Identity Thief Steals House
James Cook left on a business trip to Florida, and his wife Paula went to Oklahoma to care for her sick mother. When the two returned to Frisco, Texas, several days later, their keys didn’t work. The locks on the house had been changed.
They spent their first night back sleeping in a walk-in closet, with a steel pipe ready to cold-cock any intruders. The next day, they met the man who thought he owned their house, because he had put a US$12,000 down payment to someone named Carlos Ramirez. The Cooks went to the Denton County Courthouse and checked their title. Someone had forged Paula Cook’s maiden name, Paula Smart, and transferred the deed to Carlos Ramirez.
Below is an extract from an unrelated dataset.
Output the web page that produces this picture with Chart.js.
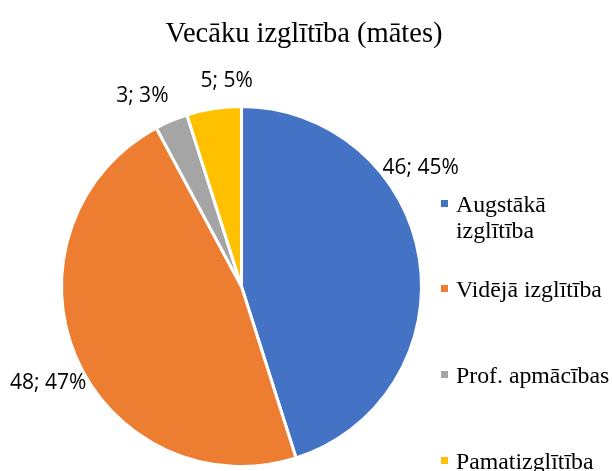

Paula’s identity was not only stolen, but the thief also stole her house. Even the police said they’ve never seen a case like this one, but suspect the criminal was able to steal the identity and the house with just Mrs. Cook’s Social Security number, driver’s license number and a copy of her signature.
This is a perfect example of the sort of fraud issue that a national ID card won’t solve. The problem is not that identity credentials are too easy to forge. The problem is that the criminal needed nothing more than “Mrs. Cook’s Social Security number, driver’s license number and a copy of her signature.” And the solution isn’t a harder-to-forge card; the solution is to make the procedure for transferring real-estate ownership more onerous. If the Denton County Courthouse had better transaction authentication procedures, the particulars of identity authentication—a national ID, a state driver’s license, biometrics, or whatever—wouldn’t matter.
If we are ever going to solve identity theft, we need to think about it properly. The problem isn’t misused identity information; the problem is fraudulent transactions.